= Record set =
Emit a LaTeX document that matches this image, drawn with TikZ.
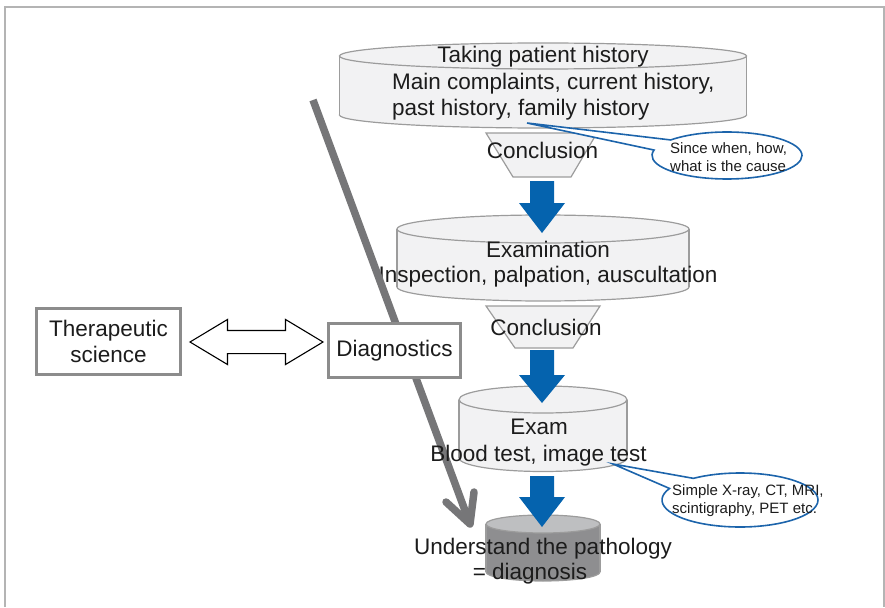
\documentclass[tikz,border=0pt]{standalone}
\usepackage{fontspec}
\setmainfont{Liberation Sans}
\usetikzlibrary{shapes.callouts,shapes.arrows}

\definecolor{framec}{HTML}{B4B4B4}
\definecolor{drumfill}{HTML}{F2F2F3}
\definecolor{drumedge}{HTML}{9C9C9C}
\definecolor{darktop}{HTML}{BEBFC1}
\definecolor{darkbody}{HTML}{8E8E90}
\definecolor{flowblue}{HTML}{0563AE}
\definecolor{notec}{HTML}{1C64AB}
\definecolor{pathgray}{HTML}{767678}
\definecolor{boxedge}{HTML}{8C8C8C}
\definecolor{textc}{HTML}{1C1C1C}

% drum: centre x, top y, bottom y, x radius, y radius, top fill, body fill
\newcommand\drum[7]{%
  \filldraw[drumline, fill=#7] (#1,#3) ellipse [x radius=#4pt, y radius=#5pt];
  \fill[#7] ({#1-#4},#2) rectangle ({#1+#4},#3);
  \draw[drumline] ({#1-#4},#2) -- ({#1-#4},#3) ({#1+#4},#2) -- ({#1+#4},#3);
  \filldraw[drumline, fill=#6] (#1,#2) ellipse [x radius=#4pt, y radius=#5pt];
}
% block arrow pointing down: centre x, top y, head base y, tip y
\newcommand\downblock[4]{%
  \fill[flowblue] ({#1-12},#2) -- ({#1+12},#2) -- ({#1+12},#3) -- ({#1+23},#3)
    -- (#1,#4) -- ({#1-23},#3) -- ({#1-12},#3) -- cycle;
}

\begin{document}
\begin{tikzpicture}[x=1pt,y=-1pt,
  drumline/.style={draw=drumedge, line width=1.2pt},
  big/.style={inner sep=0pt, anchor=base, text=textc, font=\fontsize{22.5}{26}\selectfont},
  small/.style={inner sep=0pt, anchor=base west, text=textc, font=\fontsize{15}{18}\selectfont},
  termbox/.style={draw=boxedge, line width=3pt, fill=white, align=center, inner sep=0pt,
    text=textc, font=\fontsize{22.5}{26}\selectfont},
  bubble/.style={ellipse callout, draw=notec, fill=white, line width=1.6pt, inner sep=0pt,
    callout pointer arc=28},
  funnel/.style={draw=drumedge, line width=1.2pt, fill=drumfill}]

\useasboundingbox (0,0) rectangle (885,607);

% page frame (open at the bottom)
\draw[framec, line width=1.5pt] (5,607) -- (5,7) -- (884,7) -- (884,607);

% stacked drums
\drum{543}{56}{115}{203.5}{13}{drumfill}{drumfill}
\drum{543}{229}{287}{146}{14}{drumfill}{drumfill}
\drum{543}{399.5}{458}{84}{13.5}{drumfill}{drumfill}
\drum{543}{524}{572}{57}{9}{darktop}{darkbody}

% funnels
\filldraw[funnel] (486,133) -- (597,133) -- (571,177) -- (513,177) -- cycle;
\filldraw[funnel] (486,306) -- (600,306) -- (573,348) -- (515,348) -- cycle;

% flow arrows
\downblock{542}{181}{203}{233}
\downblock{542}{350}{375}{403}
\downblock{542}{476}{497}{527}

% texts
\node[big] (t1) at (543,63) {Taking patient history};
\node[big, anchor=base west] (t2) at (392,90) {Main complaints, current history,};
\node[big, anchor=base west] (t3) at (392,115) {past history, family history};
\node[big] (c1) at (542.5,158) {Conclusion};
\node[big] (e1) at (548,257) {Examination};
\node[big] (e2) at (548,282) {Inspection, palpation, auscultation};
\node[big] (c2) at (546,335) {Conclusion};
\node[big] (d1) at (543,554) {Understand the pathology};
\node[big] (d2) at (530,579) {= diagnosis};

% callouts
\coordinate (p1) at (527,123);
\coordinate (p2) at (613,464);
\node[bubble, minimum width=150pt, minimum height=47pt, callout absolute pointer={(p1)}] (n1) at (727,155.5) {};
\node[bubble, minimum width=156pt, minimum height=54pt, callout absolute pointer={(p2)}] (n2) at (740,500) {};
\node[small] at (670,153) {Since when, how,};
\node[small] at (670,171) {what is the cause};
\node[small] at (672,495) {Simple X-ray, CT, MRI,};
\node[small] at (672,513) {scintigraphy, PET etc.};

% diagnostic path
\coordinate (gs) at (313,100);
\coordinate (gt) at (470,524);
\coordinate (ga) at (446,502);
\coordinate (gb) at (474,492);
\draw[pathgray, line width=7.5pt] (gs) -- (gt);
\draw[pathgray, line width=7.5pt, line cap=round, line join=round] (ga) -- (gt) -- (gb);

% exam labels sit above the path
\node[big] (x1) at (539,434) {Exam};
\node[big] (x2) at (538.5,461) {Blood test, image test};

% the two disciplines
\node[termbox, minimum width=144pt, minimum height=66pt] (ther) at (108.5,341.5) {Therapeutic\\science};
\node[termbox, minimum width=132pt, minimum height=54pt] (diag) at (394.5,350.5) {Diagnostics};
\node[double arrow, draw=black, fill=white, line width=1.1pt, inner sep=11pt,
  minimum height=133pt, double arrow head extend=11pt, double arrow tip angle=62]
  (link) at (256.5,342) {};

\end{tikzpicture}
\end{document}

---

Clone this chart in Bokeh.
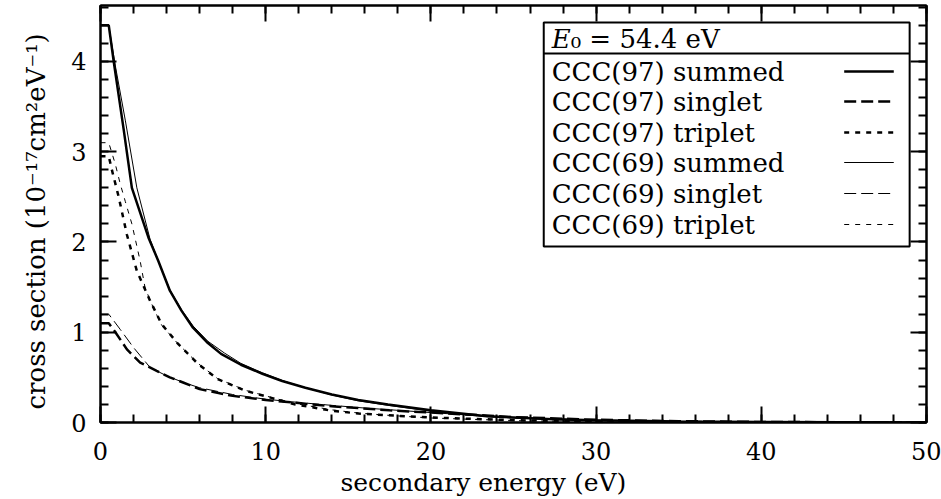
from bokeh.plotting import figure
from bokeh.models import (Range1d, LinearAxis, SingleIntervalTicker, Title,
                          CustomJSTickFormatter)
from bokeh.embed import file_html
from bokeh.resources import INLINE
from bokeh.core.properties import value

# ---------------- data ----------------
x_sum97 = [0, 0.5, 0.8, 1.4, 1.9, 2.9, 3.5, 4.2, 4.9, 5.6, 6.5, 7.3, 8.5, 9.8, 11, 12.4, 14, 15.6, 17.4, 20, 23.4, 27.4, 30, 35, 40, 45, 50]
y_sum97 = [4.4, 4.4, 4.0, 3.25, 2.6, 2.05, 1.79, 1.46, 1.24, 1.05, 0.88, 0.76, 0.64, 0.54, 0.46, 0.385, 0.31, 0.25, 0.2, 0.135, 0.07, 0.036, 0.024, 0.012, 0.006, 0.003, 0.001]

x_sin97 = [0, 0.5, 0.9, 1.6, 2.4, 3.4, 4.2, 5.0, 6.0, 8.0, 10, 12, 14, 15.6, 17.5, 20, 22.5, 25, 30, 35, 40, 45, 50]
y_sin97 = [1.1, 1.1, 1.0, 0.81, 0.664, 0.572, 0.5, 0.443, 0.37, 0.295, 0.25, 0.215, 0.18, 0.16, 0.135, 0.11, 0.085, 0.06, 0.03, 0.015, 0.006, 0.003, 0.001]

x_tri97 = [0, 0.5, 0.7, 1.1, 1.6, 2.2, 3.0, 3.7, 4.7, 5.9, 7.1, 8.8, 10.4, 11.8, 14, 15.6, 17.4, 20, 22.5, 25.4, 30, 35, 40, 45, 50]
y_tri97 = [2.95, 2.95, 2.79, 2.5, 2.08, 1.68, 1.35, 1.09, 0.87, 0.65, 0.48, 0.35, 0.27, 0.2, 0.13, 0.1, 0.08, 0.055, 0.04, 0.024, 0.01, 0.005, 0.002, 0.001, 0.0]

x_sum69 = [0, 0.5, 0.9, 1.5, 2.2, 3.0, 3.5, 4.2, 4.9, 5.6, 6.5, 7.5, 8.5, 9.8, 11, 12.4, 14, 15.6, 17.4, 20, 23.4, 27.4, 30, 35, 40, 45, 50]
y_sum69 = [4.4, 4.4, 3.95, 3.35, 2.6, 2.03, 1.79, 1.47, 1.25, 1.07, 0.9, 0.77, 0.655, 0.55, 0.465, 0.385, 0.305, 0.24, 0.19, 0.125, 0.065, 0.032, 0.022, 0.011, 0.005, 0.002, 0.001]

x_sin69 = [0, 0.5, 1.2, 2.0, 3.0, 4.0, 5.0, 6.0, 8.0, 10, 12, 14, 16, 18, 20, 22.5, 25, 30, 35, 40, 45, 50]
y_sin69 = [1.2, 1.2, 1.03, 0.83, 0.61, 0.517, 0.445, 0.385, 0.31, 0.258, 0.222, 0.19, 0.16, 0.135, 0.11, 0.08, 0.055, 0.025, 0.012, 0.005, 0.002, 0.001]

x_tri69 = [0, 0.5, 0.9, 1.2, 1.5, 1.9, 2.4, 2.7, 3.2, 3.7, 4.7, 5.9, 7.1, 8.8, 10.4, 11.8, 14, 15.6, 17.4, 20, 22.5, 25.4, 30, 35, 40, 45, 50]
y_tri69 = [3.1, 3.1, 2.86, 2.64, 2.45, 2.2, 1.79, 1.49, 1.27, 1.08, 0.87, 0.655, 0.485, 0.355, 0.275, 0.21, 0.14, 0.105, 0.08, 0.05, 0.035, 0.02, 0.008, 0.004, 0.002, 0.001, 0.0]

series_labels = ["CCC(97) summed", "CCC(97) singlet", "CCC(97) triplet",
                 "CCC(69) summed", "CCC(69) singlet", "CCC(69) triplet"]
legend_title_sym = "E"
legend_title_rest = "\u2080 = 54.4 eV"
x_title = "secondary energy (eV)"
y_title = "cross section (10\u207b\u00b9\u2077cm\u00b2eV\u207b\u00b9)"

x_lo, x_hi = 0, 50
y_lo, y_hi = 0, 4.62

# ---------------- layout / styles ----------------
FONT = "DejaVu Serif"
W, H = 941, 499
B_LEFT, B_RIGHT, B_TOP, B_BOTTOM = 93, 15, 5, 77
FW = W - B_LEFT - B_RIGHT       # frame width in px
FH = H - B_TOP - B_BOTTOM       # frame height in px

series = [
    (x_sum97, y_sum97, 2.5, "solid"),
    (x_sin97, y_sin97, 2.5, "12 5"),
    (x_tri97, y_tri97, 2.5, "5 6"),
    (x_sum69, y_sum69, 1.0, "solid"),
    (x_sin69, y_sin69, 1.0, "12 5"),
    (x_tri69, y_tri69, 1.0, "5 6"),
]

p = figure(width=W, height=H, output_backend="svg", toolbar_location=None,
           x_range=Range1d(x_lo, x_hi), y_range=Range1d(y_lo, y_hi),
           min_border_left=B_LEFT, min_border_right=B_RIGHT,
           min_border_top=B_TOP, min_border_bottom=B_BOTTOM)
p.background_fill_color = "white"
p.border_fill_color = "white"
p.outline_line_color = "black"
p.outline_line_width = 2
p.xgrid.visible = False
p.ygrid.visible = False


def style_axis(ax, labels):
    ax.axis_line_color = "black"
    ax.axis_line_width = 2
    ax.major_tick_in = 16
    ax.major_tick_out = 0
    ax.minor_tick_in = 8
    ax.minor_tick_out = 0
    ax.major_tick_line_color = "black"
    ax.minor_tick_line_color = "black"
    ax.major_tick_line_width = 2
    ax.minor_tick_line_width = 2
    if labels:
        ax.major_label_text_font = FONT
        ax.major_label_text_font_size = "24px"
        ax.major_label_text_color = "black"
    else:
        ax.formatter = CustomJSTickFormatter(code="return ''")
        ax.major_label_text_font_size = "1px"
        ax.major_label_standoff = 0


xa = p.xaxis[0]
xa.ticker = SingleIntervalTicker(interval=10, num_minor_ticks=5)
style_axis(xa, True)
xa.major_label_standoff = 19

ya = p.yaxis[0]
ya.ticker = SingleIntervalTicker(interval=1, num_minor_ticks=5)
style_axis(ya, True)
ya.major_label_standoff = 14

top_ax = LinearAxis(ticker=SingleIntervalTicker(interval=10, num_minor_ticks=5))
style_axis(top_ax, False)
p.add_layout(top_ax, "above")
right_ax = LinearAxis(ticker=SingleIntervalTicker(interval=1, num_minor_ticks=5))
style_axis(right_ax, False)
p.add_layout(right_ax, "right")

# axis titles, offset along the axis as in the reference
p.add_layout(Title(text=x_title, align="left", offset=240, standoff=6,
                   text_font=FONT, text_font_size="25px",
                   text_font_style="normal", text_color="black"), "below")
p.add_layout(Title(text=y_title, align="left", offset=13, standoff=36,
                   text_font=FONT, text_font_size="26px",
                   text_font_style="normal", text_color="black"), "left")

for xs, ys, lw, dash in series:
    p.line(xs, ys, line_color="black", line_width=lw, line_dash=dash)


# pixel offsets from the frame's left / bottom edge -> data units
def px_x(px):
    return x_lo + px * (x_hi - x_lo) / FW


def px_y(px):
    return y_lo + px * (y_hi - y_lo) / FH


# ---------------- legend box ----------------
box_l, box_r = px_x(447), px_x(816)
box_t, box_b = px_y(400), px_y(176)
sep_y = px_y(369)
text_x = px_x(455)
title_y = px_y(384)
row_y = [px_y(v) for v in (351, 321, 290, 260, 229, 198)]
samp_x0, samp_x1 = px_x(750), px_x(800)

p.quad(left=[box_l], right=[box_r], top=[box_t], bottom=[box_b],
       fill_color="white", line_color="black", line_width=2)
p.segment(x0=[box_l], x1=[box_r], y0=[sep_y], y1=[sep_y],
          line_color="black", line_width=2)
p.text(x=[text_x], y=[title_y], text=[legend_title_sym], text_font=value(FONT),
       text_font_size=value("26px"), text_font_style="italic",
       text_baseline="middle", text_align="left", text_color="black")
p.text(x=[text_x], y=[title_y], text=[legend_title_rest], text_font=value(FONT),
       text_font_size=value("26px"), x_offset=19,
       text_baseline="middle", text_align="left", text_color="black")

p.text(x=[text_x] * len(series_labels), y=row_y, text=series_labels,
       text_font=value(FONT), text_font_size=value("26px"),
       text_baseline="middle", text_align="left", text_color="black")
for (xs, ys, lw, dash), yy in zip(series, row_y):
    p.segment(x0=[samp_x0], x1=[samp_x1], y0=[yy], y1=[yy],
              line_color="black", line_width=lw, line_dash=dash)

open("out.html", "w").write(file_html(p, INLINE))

* * *

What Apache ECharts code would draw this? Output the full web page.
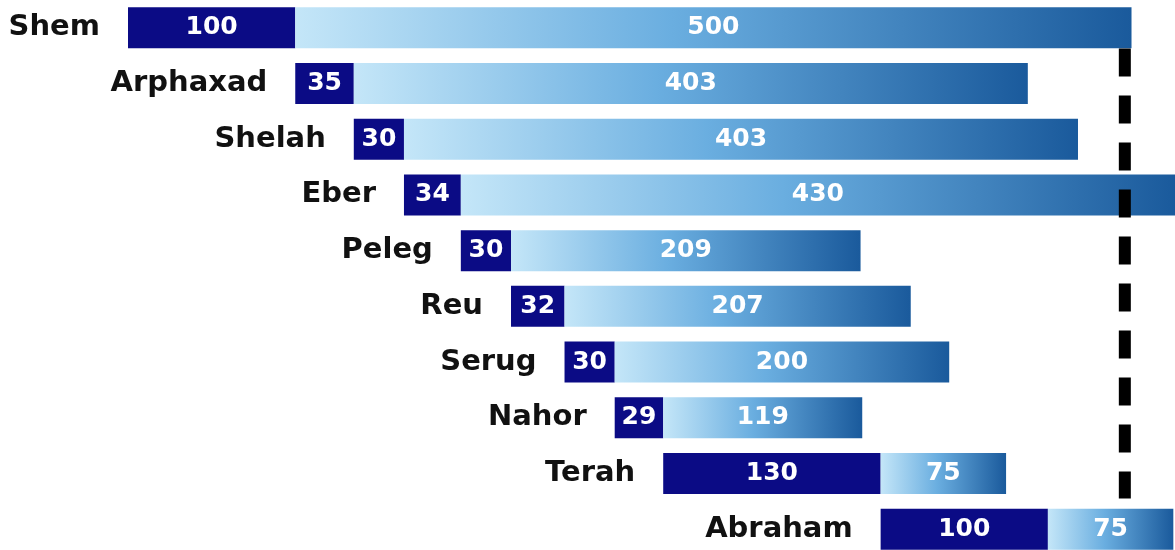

= What this task involves =
In the entries above, find the line that contains "Clone this chart in Bokeh." and the line that contains "from bokeh.core.properties import value". Reproduce exactly those two lines and every line between them, but not the pictures.

= Reply =
Clone this chart in Bokeh.
from bokeh.plotting import figure
from bokeh.models import (Range1d, LinearAxis, SingleIntervalTicker, Title,
                          CustomJSTickFormatter)
from bokeh.embed import file_html
from bokeh.resources import INLINE
from bokeh.core.properties import value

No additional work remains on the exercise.